* Objective:
Leave the pictures out and quote every line from the start of the listing to the line with "14, 16, 18];", inclusive.

==========

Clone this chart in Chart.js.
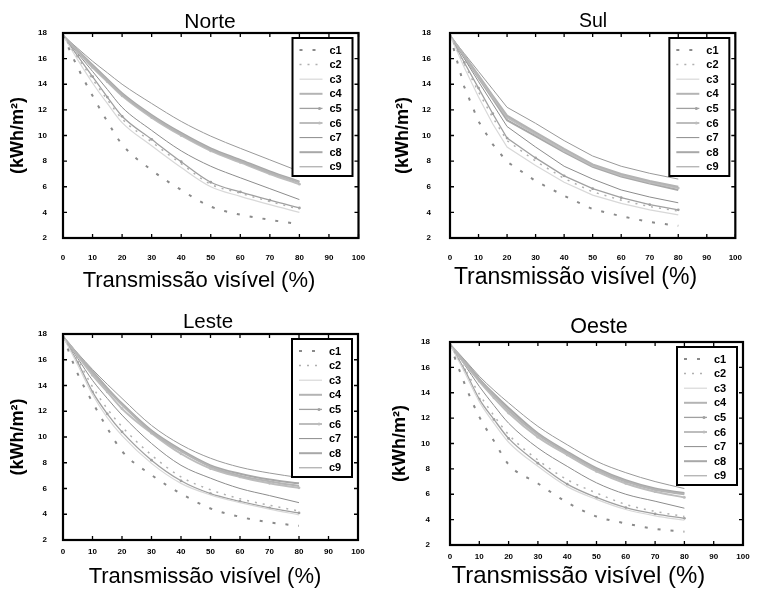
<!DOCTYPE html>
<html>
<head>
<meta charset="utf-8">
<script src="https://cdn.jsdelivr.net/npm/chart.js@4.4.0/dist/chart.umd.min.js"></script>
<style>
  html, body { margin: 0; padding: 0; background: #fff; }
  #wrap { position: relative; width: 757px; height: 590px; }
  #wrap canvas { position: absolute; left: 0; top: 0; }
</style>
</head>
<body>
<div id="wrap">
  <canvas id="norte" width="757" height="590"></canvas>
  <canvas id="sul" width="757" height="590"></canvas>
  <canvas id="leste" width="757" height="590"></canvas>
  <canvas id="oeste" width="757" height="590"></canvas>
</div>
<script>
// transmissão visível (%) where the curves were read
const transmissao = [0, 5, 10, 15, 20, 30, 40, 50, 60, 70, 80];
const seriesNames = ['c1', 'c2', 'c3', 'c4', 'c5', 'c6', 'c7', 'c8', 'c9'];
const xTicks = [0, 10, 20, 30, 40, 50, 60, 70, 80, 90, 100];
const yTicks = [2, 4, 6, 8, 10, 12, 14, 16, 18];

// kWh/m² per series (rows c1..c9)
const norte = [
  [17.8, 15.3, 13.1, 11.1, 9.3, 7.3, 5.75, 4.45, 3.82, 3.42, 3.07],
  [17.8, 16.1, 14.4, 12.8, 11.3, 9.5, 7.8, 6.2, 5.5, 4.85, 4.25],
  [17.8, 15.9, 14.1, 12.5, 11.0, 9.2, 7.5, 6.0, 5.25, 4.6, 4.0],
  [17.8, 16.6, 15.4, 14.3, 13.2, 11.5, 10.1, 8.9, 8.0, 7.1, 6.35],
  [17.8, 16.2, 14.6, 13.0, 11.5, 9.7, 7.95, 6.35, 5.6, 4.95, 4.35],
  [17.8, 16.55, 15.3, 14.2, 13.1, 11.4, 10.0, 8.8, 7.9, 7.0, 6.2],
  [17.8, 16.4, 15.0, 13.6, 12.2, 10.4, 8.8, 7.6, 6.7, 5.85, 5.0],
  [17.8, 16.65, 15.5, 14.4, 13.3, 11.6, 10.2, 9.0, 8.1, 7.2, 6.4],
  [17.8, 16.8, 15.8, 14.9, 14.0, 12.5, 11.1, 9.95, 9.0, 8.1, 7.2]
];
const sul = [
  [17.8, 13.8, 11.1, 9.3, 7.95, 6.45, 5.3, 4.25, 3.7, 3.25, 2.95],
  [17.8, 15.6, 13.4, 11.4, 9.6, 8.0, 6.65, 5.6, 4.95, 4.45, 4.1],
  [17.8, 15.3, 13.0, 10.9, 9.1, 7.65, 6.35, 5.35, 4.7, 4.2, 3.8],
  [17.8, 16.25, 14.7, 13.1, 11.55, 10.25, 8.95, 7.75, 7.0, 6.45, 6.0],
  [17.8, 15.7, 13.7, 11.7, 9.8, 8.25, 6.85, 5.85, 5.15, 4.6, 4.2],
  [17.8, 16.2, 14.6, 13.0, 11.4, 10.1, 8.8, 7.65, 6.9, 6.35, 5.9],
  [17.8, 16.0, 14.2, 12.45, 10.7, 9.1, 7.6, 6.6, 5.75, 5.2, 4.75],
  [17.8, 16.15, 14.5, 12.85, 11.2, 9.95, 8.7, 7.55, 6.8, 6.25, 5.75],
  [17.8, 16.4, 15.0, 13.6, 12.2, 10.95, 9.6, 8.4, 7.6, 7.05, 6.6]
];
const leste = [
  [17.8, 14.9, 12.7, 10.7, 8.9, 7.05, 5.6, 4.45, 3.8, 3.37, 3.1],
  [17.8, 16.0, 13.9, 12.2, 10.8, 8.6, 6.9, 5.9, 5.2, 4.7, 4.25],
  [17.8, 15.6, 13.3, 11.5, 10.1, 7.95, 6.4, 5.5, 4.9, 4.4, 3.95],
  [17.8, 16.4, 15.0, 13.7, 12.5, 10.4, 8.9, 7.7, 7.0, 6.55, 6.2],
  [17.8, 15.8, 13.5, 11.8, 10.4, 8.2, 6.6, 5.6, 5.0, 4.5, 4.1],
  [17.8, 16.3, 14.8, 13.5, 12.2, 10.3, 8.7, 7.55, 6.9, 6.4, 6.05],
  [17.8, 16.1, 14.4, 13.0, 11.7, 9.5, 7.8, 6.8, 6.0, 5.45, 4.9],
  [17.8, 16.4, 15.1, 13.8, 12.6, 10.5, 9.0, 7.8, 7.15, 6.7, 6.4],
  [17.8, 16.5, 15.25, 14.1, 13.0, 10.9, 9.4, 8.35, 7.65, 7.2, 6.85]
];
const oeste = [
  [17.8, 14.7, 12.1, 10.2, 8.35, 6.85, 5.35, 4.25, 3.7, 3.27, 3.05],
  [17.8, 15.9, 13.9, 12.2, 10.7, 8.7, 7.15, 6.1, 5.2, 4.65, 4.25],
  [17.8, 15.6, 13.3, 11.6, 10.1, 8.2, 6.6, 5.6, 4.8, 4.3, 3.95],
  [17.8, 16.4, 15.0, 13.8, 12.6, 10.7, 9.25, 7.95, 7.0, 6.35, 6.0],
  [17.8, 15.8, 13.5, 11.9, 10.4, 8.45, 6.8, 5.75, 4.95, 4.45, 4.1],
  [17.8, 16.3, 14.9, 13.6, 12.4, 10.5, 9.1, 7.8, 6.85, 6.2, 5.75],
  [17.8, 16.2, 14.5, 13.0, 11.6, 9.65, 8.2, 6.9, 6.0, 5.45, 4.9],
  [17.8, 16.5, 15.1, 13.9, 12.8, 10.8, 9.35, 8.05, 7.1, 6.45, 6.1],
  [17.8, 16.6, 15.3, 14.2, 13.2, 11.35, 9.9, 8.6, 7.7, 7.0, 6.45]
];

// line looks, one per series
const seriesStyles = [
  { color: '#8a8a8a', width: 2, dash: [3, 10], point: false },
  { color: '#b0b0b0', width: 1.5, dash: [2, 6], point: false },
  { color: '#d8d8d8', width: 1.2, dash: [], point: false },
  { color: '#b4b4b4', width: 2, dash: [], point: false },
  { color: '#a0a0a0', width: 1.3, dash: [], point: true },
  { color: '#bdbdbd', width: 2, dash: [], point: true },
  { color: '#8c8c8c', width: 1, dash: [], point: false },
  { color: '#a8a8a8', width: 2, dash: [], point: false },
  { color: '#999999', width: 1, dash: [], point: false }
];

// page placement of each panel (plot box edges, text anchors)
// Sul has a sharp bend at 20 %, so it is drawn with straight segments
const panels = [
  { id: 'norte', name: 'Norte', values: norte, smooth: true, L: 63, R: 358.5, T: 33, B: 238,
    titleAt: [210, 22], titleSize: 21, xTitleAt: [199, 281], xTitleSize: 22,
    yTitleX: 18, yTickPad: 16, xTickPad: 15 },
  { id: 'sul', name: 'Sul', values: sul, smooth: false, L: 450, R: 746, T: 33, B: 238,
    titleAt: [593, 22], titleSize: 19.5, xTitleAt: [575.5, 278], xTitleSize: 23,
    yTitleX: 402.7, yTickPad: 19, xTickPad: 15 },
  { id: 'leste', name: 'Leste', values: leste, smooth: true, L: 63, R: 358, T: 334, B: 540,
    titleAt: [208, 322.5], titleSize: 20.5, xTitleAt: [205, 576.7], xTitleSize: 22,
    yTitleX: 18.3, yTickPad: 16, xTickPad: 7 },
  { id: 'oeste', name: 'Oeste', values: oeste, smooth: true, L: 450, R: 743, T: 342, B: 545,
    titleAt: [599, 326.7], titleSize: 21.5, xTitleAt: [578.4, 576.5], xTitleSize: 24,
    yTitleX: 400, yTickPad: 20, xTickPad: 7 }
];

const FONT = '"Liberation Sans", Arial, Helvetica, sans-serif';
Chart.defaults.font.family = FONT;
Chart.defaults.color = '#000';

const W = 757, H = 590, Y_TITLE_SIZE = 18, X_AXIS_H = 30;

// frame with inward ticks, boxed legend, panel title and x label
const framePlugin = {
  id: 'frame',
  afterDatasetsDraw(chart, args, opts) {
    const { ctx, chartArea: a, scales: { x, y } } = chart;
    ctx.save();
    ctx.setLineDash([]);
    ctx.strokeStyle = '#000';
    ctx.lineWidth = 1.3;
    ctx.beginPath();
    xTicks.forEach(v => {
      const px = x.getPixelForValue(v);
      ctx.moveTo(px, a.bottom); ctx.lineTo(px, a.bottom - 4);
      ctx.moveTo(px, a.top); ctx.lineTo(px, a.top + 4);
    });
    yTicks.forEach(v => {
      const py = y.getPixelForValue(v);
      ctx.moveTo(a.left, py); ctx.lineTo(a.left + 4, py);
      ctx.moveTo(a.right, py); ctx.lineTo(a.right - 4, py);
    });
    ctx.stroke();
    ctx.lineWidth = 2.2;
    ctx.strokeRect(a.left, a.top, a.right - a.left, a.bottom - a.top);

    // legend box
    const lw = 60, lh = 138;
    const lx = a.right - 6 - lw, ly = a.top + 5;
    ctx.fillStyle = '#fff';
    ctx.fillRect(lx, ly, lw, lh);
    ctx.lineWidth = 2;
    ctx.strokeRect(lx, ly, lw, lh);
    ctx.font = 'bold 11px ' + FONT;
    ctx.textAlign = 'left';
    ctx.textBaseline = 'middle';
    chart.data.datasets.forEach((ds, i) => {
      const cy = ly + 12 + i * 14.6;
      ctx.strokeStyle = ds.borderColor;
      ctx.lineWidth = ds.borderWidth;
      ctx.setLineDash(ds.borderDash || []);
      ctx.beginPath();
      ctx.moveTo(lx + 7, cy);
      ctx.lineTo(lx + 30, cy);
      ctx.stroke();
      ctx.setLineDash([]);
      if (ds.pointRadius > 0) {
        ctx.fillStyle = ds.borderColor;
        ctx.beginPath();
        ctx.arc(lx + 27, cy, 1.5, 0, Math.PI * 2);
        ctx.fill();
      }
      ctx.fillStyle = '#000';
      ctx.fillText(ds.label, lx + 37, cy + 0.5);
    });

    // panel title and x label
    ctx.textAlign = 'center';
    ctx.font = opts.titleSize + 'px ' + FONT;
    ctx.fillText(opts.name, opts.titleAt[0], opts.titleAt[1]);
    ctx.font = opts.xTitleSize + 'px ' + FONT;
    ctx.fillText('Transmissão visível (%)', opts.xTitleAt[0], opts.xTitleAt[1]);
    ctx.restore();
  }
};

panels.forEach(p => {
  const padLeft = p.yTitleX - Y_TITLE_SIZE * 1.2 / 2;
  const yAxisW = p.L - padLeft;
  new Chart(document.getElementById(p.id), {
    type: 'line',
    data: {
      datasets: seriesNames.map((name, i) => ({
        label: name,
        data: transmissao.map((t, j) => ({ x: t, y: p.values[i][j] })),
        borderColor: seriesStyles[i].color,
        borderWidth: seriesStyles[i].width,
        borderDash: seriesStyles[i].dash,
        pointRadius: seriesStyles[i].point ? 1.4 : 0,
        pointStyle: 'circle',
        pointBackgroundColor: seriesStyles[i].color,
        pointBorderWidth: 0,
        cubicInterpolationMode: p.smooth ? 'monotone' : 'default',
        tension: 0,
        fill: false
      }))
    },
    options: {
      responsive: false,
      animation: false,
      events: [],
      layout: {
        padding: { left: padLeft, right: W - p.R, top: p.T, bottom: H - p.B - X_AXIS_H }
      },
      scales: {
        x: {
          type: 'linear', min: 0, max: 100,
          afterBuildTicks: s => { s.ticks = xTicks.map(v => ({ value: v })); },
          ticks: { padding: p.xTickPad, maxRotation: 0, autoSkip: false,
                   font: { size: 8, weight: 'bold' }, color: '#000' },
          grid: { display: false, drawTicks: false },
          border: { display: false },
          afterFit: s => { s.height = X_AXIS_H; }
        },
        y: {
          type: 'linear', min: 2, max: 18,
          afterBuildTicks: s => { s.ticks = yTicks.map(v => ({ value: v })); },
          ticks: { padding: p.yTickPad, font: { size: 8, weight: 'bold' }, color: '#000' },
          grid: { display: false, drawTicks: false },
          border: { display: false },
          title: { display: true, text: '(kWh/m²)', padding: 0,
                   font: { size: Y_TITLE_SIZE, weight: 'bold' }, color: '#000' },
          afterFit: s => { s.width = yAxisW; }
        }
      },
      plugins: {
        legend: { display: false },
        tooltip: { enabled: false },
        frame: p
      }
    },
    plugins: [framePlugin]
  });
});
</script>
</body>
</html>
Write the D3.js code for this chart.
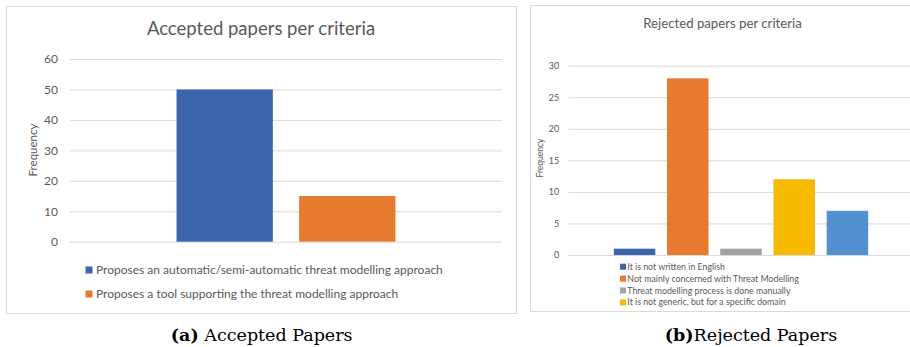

==========

* Exercise solution:
Clone this chart in Chart.js.
<!DOCTYPE html>
<html>
<head>
<meta charset="utf-8">
<script src="https://cdn.jsdelivr.net/npm/chart.js@4.4.0/dist/chart.umd.min.js"></script>
<style>
  html, body { margin: 0; padding: 0; background: #fff; }
  #wrap { position: relative; width: 757px; height: 590px; }
  #wrap canvas { position: absolute; left: 0; top: 0; }
</style>
</head>
<body>
<div id="wrap">
  <canvas id="norte" width="757" height="590"></canvas>
  <canvas id="sul" width="757" height="590"></canvas>
  <canvas id="leste" width="757" height="590"></canvas>
  <canvas id="oeste" width="757" height="590"></canvas>
</div>
<script>
// transmissão visível (%) where the curves were read
const transmissao = [0, 5, 10, 15, 20, 30, 40, 50, 60, 70, 80];
const seriesNames = ['c1', 'c2', 'c3', 'c4', 'c5', 'c6', 'c7', 'c8', 'c9'];
const xTicks = [0, 10, 20, 30, 40, 50, 60, 70, 80, 90, 100];
const yTicks = [2, 4, 6, 8, 10, 12, 14, 16, 18];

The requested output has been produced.